- Born: c. 35 AD Tyre or Epiphania
- Died: c. 118 AD (aged 82-83)
- Occupation: Stoic philosopher

= Euphrates the Stoic =

Roman Stoic philosopher (c. 35 – c. 118)

Euphrates (Εὐφράτης Evfratis) was a Stoic philosopher, who lived c. 35–118 AD.

==Biography==
According to Philostratus, Euphrates was a native of Tyre, and according to Stephanus of Byzantium, of Epiphania in Syria; whereas Eunapius calls him an Egyptian.

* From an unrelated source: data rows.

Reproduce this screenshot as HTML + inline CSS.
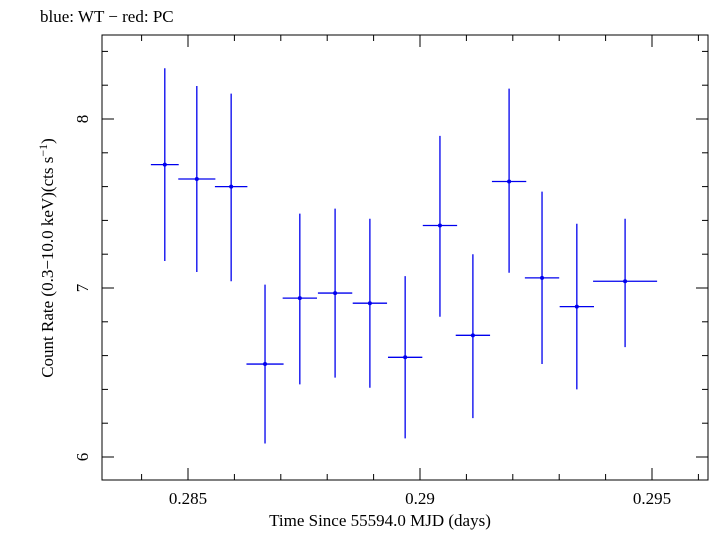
<!DOCTYPE html>
<html><head><meta charset="utf-8"><style>
body{margin:0;background:#fff;font-family:"Liberation Serif",serif;}
</style></head><body>
<svg width="709" height="532" xmlns="http://www.w3.org/2000/svg">
<text x="40" y="22" font-size="17" font-family="Liberation Serif, serif">blue: WT − red: PC</text>
<rect x="102" y="35" width="606" height="445" fill="none" stroke="#000" stroke-width="1"/>
<g id="ticks"></g>
<g id="marks"></g>
<text x="380" y="526" font-size="17" text-anchor="middle" font-family="Liberation Serif, serif">Time Since 55594.0 MJD (days)</text>
<text transform="translate(53,258) rotate(-90)" font-size="17" text-anchor="middle" font-family="Liberation Serif, serif">Count Rate (0.3−10.0 keV)(cts s<tspan dy="-6" font-size="12">−1</tspan><tspan dy="6">)</tspan></text>
</svg>
<script>
const times=[0.28450,0.28519,0.28593,0.28666,0.28741,0.28817,0.28892,0.28968,0.29043,0.29114,0.29192,0.29263,0.29338,0.29442];
const rates=[7.73,7.645,7.60,6.55,6.94,6.97,6.91,6.59,7.37,6.72,7.63,7.06,6.89,7.04];
const errUp=[0.57,0.55,0.55,0.47,0.50,0.50,0.50,0.48,0.53,0.48,0.55,0.51,0.49,0.37];
const errDown=[0.57,0.55,0.56,0.47,0.51,0.50,0.50,0.48,0.54,0.49,0.54,0.51,0.49,0.39];
const timeErr=[0.00030,0.00040,0.00035,0.00040,0.00037,0.00037,0.00037,0.00037,0.00037,0.00037,0.00037,0.00037,0.00037,0.00069];
const xTicks=[0.285,0.29,0.295];
const xTickLabels=["0.285","0.29","0.295"];
const yTicks=[6,7,8];
const yTickLabels=["6","7","8"];
const NS="http://www.w3.org/2000/svg";
const L=102,R=708,T=35,B=480;
function xs(t){return 188+(t-0.285)*46400;}
function ys(v){return 288-(v-7)*169;}
function el(tag,at,parent){const e=document.createElementNS(NS,tag);for(const k in at)e.setAttribute(k,at[k]);parent.appendChild(e);return e;}
const tg=document.getElementById('ticks');
for(let m=0.283;m<=0.2965;m+=0.001){const x=xs(m);if(x<=L||x>=R)continue;
 const major=xTicks.some(t=>Math.abs(t-m)<1e-6);const len=major?12:6;
 const a=el('line',{x1:x,x2:x,y1:B,y2:B-len,stroke:'#000'},tg);
 
 
 const b=el('line',{x1:x,x2:x,y1:T,y2:T+len,stroke:'#000'},tg);
 
 }
xTicks.forEach((t,i)=>{const tx=el('text',{x:xs(t),y:504,'font-size':17,'text-anchor':'middle'},tg);tx.textContent=xTickLabels[i];
 
 });
for(let v=5.8;v<=8.6;v+=0.2){const y=ys(v);if(y<=T||y>=B)continue;
 const major=yTicks.some(t=>Math.abs(t-v)<1e-6);const len=major?12:6;
 const a=el('line',{x1:L,x2:L+len,y1:y,y2:y,stroke:'#000'},tg);
 
 
 const b=el('line',{x1:R,x2:R-len,y1:y,y2:y,stroke:'#000'},tg);
 
 }
yTicks.forEach((v,i)=>{const tx=el('text',{x:0,y:0,'font-size':17,'text-anchor':'middle',transform:`translate(${88},${ys(v)}) rotate(-90)`},tg);tx.textContent=yTickLabels[i];
 
 });
const mg=document.getElementById('marks');
times.forEach((t,i)=>{const g=el('g',{},mg);
 
 
 const x=xs(t),y=ys(rates[i]);
 el('line',{x1:x,x2:x,y1:ys(rates[i]+errUp[i]),y2:ys(rates[i]-errDown[i]),stroke:'#0000ee','stroke-width':1.3},g);
 el('line',{x1:xs(t-timeErr[i]),x2:xs(t+timeErr[i]),y1:y,y2:y,stroke:'#0000ee','stroke-width':1.3},g);
 el('circle',{cx:x,cy:y,r:2,fill:'#0000ee'},g);});
</script>
</body></html>
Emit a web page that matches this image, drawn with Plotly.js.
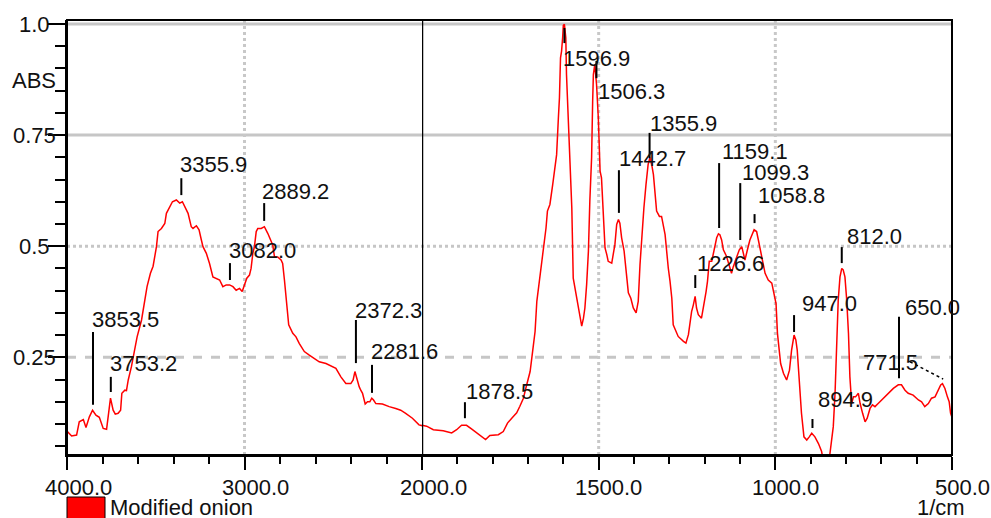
<!DOCTYPE html>
<html><head><meta charset="utf-8">
<script src="https://cdn.plot.ly/plotly-3.0.1.min.js"></script>
<style>html,body{margin:0;padding:0;background:#fff}</style>
</head><body><div id="chart" style="width:991px;height:518px"></div>
<script>
// ---- data (wavenumber in 1/cm, absorbance) ----
const wavenumber = [4000,3998,3974,3946,3931,3908,3893,3874,3856,3837,3818,3796,3777,3762,3755,3740,3728,3712,3698,3691,3674,3665,3655,3637,3624,3605,3580,3562,3549,3530,3515,3496,3487,3468,3449,3440,3421,3406,3384,3365,3350,3331,3318,3300,3290,3271,3256,3243,3234,3215,3197,3178,3159,3140,3122,3103,3084,3065,3047,3028,3013,3000,2987,2972,2963,2953,2944,2934,2925,2906,2888,2869,2859,2841,2831,2813,2794,2785,2775,2766,2751,2728,2710,2691,2663,2635,2607,2579,2541,2504,2485,2457,2429,2401,2388,2378,2367,2354,2345,2335,2320,2307,2294,2283,2273,2260,2223,2185,2148,2120,2092,2054,2017,2000,1987,1968,1940,1916,1902,1888,1874,1860,1845,1831,1820,1808,1784,1770,1758,1746,1732,1723,1713,1706,1699,1694,1687,1680,1675,1668,1661,1655,1649,1645,1638,1630,1624,1619,1614,1611,1608,1605,1602,1600,1597,1593,1591,1586,1581,1576,1572,1567,1562,1555,1548,1543,1539,1534,1529,1525,1520,1517,1515,1511,1506,1501,1496,1492,1487,1482,1477,1473,1463,1458,1454,1449,1444,1440,1435,1428,1421,1416,1409,1402,1394,1388,1383,1376,1372,1366,1360,1355,1350,1345,1336,1328,1322,1312,1308,1303,1298,1293,1289,1284,1275,1260,1253,1246,1242,1237,1232,1227,1223,1218,1209,1202,1196,1192,1187,1180,1171,1166,1161,1157,1152,1147,1138,1130,1124,1119,1110,1102,1095,1086,1079,1072,1060,1053,1048,1043,1036,1029,1020,1010,1004,998,994,989,985,977,968,960,954,947,942,938,935,930,926,919,911,904,897,888,878,869,865,858,850,846,836,831,826,822,817,812,808,803,798,793,789,784,779,773,765,760,753,746,740,732,725,718,709,694,680,666,652,643,633,624,610,595,586,577,567,558,548,539,532,527,520,513,508,504,500];
const absorbance = [0.083,0.083,0.073,0.075,0.105,0.110,0.092,0.116,0.131,0.120,0.115,0.090,0.088,0.131,0.158,0.131,0.122,0.124,0.131,0.169,0.176,0.175,0.199,0.229,0.259,0.296,0.334,0.379,0.409,0.439,0.455,0.499,0.533,0.540,0.551,0.574,0.589,0.600,0.604,0.597,0.600,0.585,0.574,0.544,0.540,0.546,0.537,0.514,0.499,0.484,0.461,0.431,0.428,0.424,0.409,0.413,0.413,0.409,0.401,0.405,0.398,0.416,0.428,0.435,0.450,0.484,0.499,0.533,0.540,0.540,0.544,0.529,0.518,0.503,0.476,0.476,0.469,0.461,0.424,0.379,0.323,0.304,0.296,0.281,0.263,0.255,0.248,0.240,0.236,0.229,0.225,0.206,0.191,0.191,0.199,0.218,0.199,0.184,0.176,0.169,0.145,0.150,0.150,0.158,0.154,0.146,0.145,0.139,0.135,0.131,0.124,0.113,0.098,0.097,0.095,0.087,0.085,0.080,0.087,0.097,0.097,0.089,0.080,0.070,0.065,0.074,0.076,0.083,0.102,0.113,0.125,0.140,0.158,0.181,0.203,0.218,0.263,0.308,0.376,0.421,0.466,0.496,0.541,0.579,0.594,0.639,0.676,0.706,0.789,0.834,0.924,0.939,0.969,0.997,0.999,0.969,0.886,0.789,0.669,0.586,0.428,0.406,0.376,0.353,0.320,0.338,0.361,0.414,0.489,0.601,0.699,0.826,0.886,0.909,0.864,0.789,0.669,0.654,0.564,0.496,0.481,0.466,0.462,0.489,0.504,0.549,0.560,0.552,0.519,0.489,0.436,0.395,0.383,0.361,0.350,0.376,0.459,0.549,0.586,0.639,0.684,0.699,0.684,0.661,0.579,0.567,0.567,0.526,0.489,0.451,0.421,0.383,0.323,0.312,0.297,0.286,0.282,0.301,0.325,0.353,0.368,0.387,0.361,0.346,0.338,0.368,0.398,0.421,0.466,0.466,0.496,0.519,0.528,0.526,0.514,0.492,0.477,0.458,0.439,0.454,0.477,0.492,0.499,0.469,0.492,0.514,0.537,0.533,0.514,0.492,0.461,0.439,0.424,0.417,0.394,0.371,0.304,0.266,0.236,0.214,0.199,0.221,0.266,0.300,0.289,0.266,0.229,0.176,0.124,0.071,0.064,0.071,0.079,0.071,0.056,0.038,0.020,0.005,0.015,0.030,0.094,0.169,0.289,0.379,0.431,0.450,0.447,0.431,0.379,0.304,0.206,0.146,0.161,0.161,0.169,0.146,0.124,0.105,0.113,0.135,0.143,0.139,0.146,0.158,0.169,0.180,0.188,0.188,0.176,0.169,0.165,0.154,0.150,0.139,0.146,0.158,0.161,0.176,0.188,0.191,0.180,0.161,0.150,0.124,0.115];

// peak labels (wavenumber text)
const peakLabels = ['3853.5','3753.2','3355.9','3082.0','2889.2','2372.3','2281.6','1878.5','1596.9','1506.3','1355.9','1442.7','1159.1','1099.3','1058.8','1226.6','812.0','947.0','650.0','771.5','894.9'];
const xTickLeft = ['4000.0','3000.0','2000.0'];
const xTickRight = ['1500.0','1000.0','500.0'];
const yTickLabels = ['1.0','0.75','0.5','0.25'];
const seriesName = 'Modified onion';
const xUnit = '1/cm';
const yName = 'ABS';

// ---- layout positions (label placement, in absorbance units / px shifts) ----
const labelTextY = [0.336,0.237,0.683,0.491,0.622,0.356,0.262,0.172,0.923,0.849,0.777,0.698,0.712,0.665,0.615,0.462,0.521,0.372,0.363,0.239,0.156];
const labelTickTop = [0.307,0.206,0.653,0.462,0.597,0.334,0.233,0.149,0.991,0.917,0.755,0.671,0.687,0.642,0.586,0.435,0.498,0.345,0.341,null,0.127];
const labelTickBot = [0.143,0.172,0.615,0.424,0.557,0.237,0.170,0.113,0.957,0.878,0.698,0.575,0.541,0.514,0.552,0.406,0.462,0.307,0.203,null,0.091];
const labelShift = [-3,-3,-3,-3,-4,-3,-3,-1,-3,0,-2,-2,1,0,1,0,3,6,4,5,4];

const W = 991, H = 518, L = 67, R = 39, T = 20, B = 63;
const pw = W - L - R, ph = H - T - B;
const dSplit = 355 / pw;
const yRange = [0.0302, 1.009];
const FONT = 'Liberation Sans, Arial, sans-serif';
const TXT = '#111';
function paperY(py){ return (H - B - py) / ph; }
function paperX(pxv){ return (pxv - L) / pw; }

const traces = [
  {x: wavenumber, y: absorbance, xaxis: 'x', yaxis: 'y', mode: 'lines', line: {color: '#ff0000', width: 1.5}, hoverinfo: 'skip', showlegend: false},
  {x: wavenumber, y: absorbance, xaxis: 'x2', yaxis: 'y', mode: 'lines', line: {color: '#ff0000', width: 1.5}, hoverinfo: 'skip', showlegend: false}
];

const axCommon = {
  ticks: 'outside', tickwidth: 2, tickcolor: '#000', showticklabels: false,
  showgrid: false, zeroline: false, showline: true, linecolor: '#000', linewidth: 2, fixedrange: true
};

const shapes = [];
const annotations = [];
const gridY = [1.0, 0.75, 0.5, 0.25];
const gridDash = ['solid', 'solid', 'dot', 'dash'];
gridY.forEach((v, i) => shapes.push({type: 'line', xref: 'paper', yref: 'y', x0: 0, x1: 1, y0: v, y1: v, layer: 'below', line: {color: '#c6c6c6', width: 3, dash: gridDash[i]}}));
[['x', 3000], ['x2', 1500], ['x2', 1000]].forEach(([xr, v]) => shapes.push({type: 'line', xref: xr, yref: 'paper', x0: v, x1: v, y0: 0, y1: 1, layer: 'below', line: {color: '#c8c8c8', width: 3, dash: 'dot'}}));
// divider at 2000 and frame
shapes.push({type: 'line', xref: 'x2', yref: 'paper', x0: 2000, x1: 2000, y0: 0, y1: 1, line: {color: '#000', width: 2.5}});
shapes.push({type: 'rect', xref: 'paper', yref: 'paper', x0: 0, x1: 1, y0: 0, y1: 1, line: {color: '#000', width: 2}});

peakLabels.forEach((t, i) => {
  const wn = parseFloat(t);
  const xr = wn >= 2000 ? 'x' : 'x2';
  annotations.push({xref: xr, yref: 'y', x: wn, y: labelTextY[i], text: t, showarrow: false, xanchor: 'left', yanchor: 'middle', xshift: labelShift[i], font: {family: FONT, size: 22, color: TXT}});
  if (labelTickTop[i] !== null) {
    const dashed = (t === '1058.8' || t === '894.9');
    shapes.push({type: 'line', xref: xr, yref: 'y', x0: wn, x1: wn, y0: labelTickBot[i], y1: labelTickTop[i], line: {color: '#000', width: 2, dash: dashed ? 'dash' : 'solid'}});
  }
});
// leader for 771.5 label (as drawn in the source)
shapes.push({type: 'line', xref: 'x2', yref: 'y', x0: 619, x1: 525, y0: 0.240, y1: 0.201, line: {color: '#000', width: 1.5, dash: 'dot'}});

// y tick labels (centred)
gridY.forEach((v, i) => annotations.push({xref: 'paper', yref: 'y', x: paperX(34), y: v, text: yTickLabels[i], showarrow: false, xanchor: 'center', yanchor: 'middle', font: {family: FONT, size: 22, color: TXT}}));
annotations.push({xref: 'paper', yref: 'y', x: paperX(34), y: 0.874, text: yName, showarrow: false, xanchor: 'center', yanchor: 'middle', font: {family: FONT, size: 22, color: TXT}});
// x tick labels
[4000, 3000, 2000].forEach((v, i) => annotations.push({xref: 'x', yref: 'paper', x: v, y: paperY(487), text: xTickLeft[i], showarrow: false, xanchor: 'center', yanchor: 'middle', xshift: 11, font: {family: FONT, size: 22, color: TXT}}));
[1500, 1000, 500].forEach((v, i) => annotations.push({xref: 'x2', yref: 'paper', x: v, y: paperY(487), text: xTickRight[i], showarrow: false, xanchor: 'center', yanchor: 'middle', xshift: 10, font: {family: FONT, size: 22, color: TXT}}));
annotations.push({xref: 'paper', yref: 'paper', x: paperX(941), y: paperY(507), text: xUnit, showarrow: false, xanchor: 'center', yanchor: 'middle', font: {family: FONT, size: 22, color: TXT}});
// legend
shapes.push({type: 'rect', xref: 'paper', yref: 'paper', x0: 0, x1: paperX(105), y0: paperY(497), y1: paperY(519), fillcolor: '#ff0000', line: {color: '#000', width: 1}});
annotations.push({xref: 'paper', yref: 'paper', x: paperX(108), y: paperY(507), text: seriesName, showarrow: false, xanchor: 'left', yanchor: 'middle', font: {family: FONT, size: 22, color: TXT}});

const layout = {
  width: W, height: H,
  margin: {l: L, r: R, t: T, b: B, pad: 0},
  paper_bgcolor: '#fff', plot_bgcolor: '#fff',
  showlegend: false,
  xaxis: Object.assign({}, axCommon, {domain: [0, dSplit], range: [4000, 2000], tick0: 0, dtick: 1000, ticklen: 13, anchor: 'y',
    minor: {tick0: 0, dtick: 200, ticks: 'outside', ticklen: 7, tickwidth: 2, tickcolor: '#000', showgrid: false}}),
  xaxis2: Object.assign({}, axCommon, {domain: [dSplit, 1], range: [2000, 500], tick0: 0, dtick: 500, ticklen: 13, anchor: 'y',
    minor: {tick0: 0, dtick: 100, ticks: 'outside', ticklen: 7, tickwidth: 2, tickcolor: '#000', showgrid: false}}),
  yaxis: Object.assign({}, axCommon, {range: yRange, tick0: 0, dtick: 0.25, ticklen: 17, anchor: 'x',
    minor: {tick0: 0, dtick: 0.05, ticks: 'outside', ticklen: 10, tickwidth: 2, tickcolor: '#000', showgrid: false}}),
  shapes: shapes,
  annotations: annotations
};

Plotly.newPlot('chart', traces, layout, {staticPlot: true, displayModeBar: false});
</script>
</body></html>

At the time when Pliny the Younger served in Syria (c. 81 AD), he became acquainted with Euphrates, and seems to have formed an intimate friendship with him. In one of his letters he gives us a detailed account of the virtues and talents of Euphrates:
Euphrates is possessed of so many shining talents, that he cannot fail to strike and engage even the somewhat illiterate. He reasons with much force, penetration, and elegance, and frequently embodies all the sublime and luxuriant eloquence of Plato. His style is rich and various, and at the same time so wonderfully sweet, that it seduces the attention of the most unwilling hearer. His outward appearance is agreeable to all the rest: he has a tall figure, a comely aspect, long hair, and a large white beard: circumstances which though they may probably be thought trifling and accidental, contribute however to gain him much reverence. There is no uncouthness in his manner, which is grave, but not austere; and his approach commands respect without creating awe. Distinguished as he is by the sanctity of his life, he is no less so by his polite and affable address. He points his eloquence against the vices, not the persons of mankind, and without chastising reclaims the wanderer. His exhortations so captivate your attention, that you hang as it were upon his lips; and even after the heart is convinced, the ear still wishes to listen to the harmonious reasoner.
His great power as an orator is acknowledged also by other contemporaries, though Apollonius of Tyana charges him with avarice and servile flattery. He asked and obtained from emperor Hadrian the permission of putting an end to himself by poison, "since Hadrian permitted him to drink hemlock in consideration of his extreme age and his malady. Marcus Aurelius may be referring to him in passing, when he laments the death of a Euphrates, along with other philosophers.